Exercise directions – Include the line containing "150, 165, 180];" and all lines before it, repeated exactly from the listing below, without pictures.

== Exercise materials

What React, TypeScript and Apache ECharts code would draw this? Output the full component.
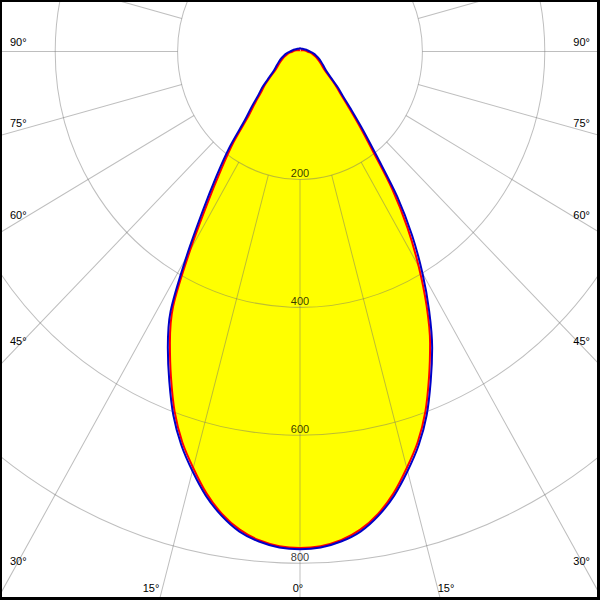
import React, { useEffect, useRef } from "react";
import * as echarts from "echarts";

// ---- data ----
const gammaAngles = [0, 2.5, 5, 7.5, 10, 12.5, 15, 17.5, 20, 22.5, 25, 27.5, 30, 32.5, 35, 37.5, 40, 42.5, 45, 47.5, 50, 55, 60, 65, 70, 75, 80, 85, 90, 100, 110, 120, 135, 150, 165, 180];

const blueLeft = [778, 776, 769, 757, 737, 711, 679, 645, 605, 558, 511, 458, 372, 296, 238, 190, 140, 116, 96, 84, 70, 52, 44, 38, 33, 28, 24, 20, 16, 12, 9, 7, 6, 5, 5, 5];
const blueRight = [778, 776, 769, 757, 737, 711, 679, 645, 605, 558, 511, 457, 400, 341, 277, 206, 160, 125, 100, 85, 70, 52, 44, 38, 33, 28, 24, 20, 16, 12, 9, 7, 6, 5, 5, 5];
const redLeft = [776, 774, 767, 754, 734, 707, 674, 640, 599, 551, 503, 449, 360, 282, 224, 178, 130, 108, 90, 79, 66, 48, 40, 34, 29, 24, 20, 16, 12, 9, 6, 4, 3, 2, 2, 2];
const redRight = [776, 774, 767, 754, 734, 707, 674, 640, 599, 551, 503, 448, 388, 327, 263, 194, 150, 117, 94, 80, 66, 48, 40, 34, 29, 24, 20, 16, 12, 9, 6, 4, 3, 2, 2, 2];

const radiusTicks = [200, 400, 600, 800];
const angleTickLabels = ["90°", "75°", "60°", "45°", "30°", "15°", "0°", "15°", "30°", "45°", "60°", "75°", "90°"];

// ---- layout (final-pixel positions of angle labels) ----
const angleLabelLayout: [number, number, string][] = [
  [10, 42, "left"], [10, 123, "left"], [10, 215, "left"], [10, 341, "left"], [10, 561, "left"],
  [151, 588, "center"], [298, 588, "center"], [446, 588, "center"],
  [590, 561, "right"], [590, 341, "right"], [590, 215, "right"], [590, 123, "right"], [590, 42, "right"],
];

const W = 600;
const H = 574;
const K = 600 / H;
const CY = 51.5 / K;
const UNIT = 0.612;
const RMAX = 1000;
const FONT = '11px "Liberation Sans", Arial, sans-serif';
const GRID = "rgba(110,110,110,0.45)";
const SMOOTH = 0.3;

function buildCurve(left: number[], right: number[]) {
  const pts: number[][] = [];
  for (let i = gammaAngles.length - 1; i >= 0; i--) pts.push([left[i], gammaAngles[i]]);
  for (let i = 1; i < gammaAngles.length; i++) pts.push([right[i], 360 - gammaAngles[i]]);
  return pts;
}

export default function App() {
  const ref = useRef<HTMLDivElement>(null);
  useEffect(() => {
    if (!ref.current) return;
    const chart = echarts.init(ref.current, null, { renderer: "svg" });
    const redData = buildCurve(redLeft, redRight);
    const blueData = buildCurve(blueLeft, blueRight);

    const texts = angleTickLabels.map((t, i) => {
      const [x, y, align] = angleLabelLayout[i];
      return {
        type: "text",
        x,
        y: y / K,
        z: 100,
        style: {
          text: t,
          fill: "#000",
          font: FONT,
          align,
          textAlign: align,
          verticalAlign: "middle",
          textVerticalAlign: "middle",
        },
      };
    });

    const border = [
      { type: "rect", shape: { x: 0, y: 0, width: 2, height: H }, style: { fill: "#000" }, z: 100 },
      { type: "rect", shape: { x: 0, y: 0, width: W, height: 2 / K }, style: { fill: "#000" }, z: 100 },
      { type: "rect", shape: { x: W - 3, y: 0, width: 3, height: H }, style: { fill: "#000" }, z: 100 },
      { type: "rect", shape: { x: 0, y: H - 3 / K, width: W, height: 3 / K }, style: { fill: "#000" }, z: 100 },
    ];

    chart.setOption({
      animation: false,
      backgroundColor: "#fff",
      polar: [
        { center: [300, CY], radius: [200 * UNIT, RMAX * UNIT] },
        { center: [300, CY], radius: [0, RMAX * UNIT] },
      ],
      angleAxis: [
        {
          polarIndex: 0, type: "value", min: 0, max: 360, interval: 15, startAngle: 270, clockwise: true,
          axisLine: { show: false }, axisTick: { show: false }, axisLabel: { show: false },
          splitLine: { show: true, lineStyle: { color: GRID, width: 1 } }, z: 3,
        },
        { polarIndex: 1, type: "value", min: 0, max: 360, startAngle: 270, clockwise: true, show: false },
      ],
      radiusAxis: [
        {
          polarIndex: 0, type: "value", min: 200, max: RMAX, interval: 200,
          axisLine: { show: false }, axisTick: { show: false }, axisLabel: { show: false },
          splitLine: { show: true, lineStyle: { color: GRID, width: 1 } }, z: 3,
        },
        { polarIndex: 1, type: "value", min: 0, max: RMAX, show: false },
      ],
      graphic: [...border, ...texts],
      series: [
        {
          type: "line", coordinateSystem: "polar", polarIndex: 1, data: redData, smooth: SMOOTH,
          showSymbol: false, silent: true, lineStyle: { width: 0 },
          areaStyle: { color: "#ffff00", opacity: 1 }, z: 1,
        },
        {
          type: "line", coordinateSystem: "polar", polarIndex: 1, data: redData, smooth: SMOOTH,
          showSymbol: false, silent: true, lineStyle: { color: "#ff0000", width: 2 }, z: 4,
        },
        {
          type: "line", coordinateSystem: "polar", polarIndex: 1, data: blueData, smooth: SMOOTH,
          showSymbol: false, silent: true, lineStyle: { color: "#0000c8", width: 2 }, z: 5,
        },
        {
          type: "scatter", coordinateSystem: "polar", polarIndex: 1,
          data: radiusTicks.map((v) => [v, 0]), symbolSize: 0, silent: true, z: 6,
          label: {
            show: true, position: "top", distance: 1, color: "#000",
            fontSize: 11, fontFamily: '"Liberation Sans", Arial, sans-serif',
            formatter: (p: any) => String(p.value[0]),
          },
        },
      ],
    });
    return () => chart.dispose();
  }, []);

  return (
    <div style={{ position: "fixed", left: 0, top: 0, width: 600, height: 600, overflow: "hidden", background: "#fff" }}>
      <div
        ref={ref}
        style={{ width: W, height: H, transform: `scaleY(${K})`, transformOrigin: "0 0" }}
      />
    </div>
  );
}
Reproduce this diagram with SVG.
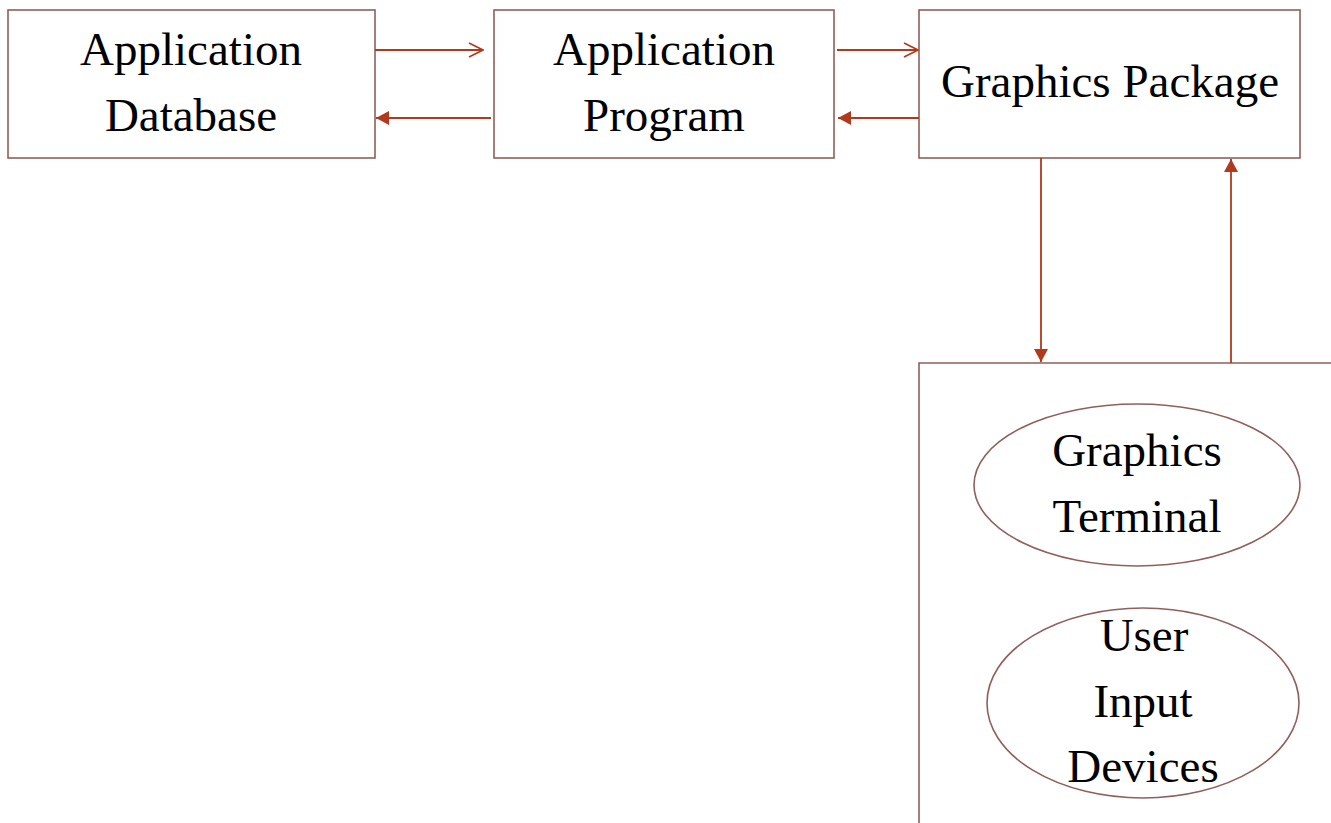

====

Full response –
What React, TypeScript and Apache ECharts code would draw this? Output the full component.
import React, { useEffect, useRef } from "react";
import * as echarts from "echarts";

// ---- data ----
const gammaAngles = [0, 2.5, 5, 7.5, 10, 12.5, 15, 17.5, 20, 22.5, 25, 27.5, 30, 32.5, 35, 37.5, 40, 42.5, 45, 47.5, 50, 55, 60, 65, 70, 75, 80, 85, 90, 100, 110, 120, 135, 150, 165, 180];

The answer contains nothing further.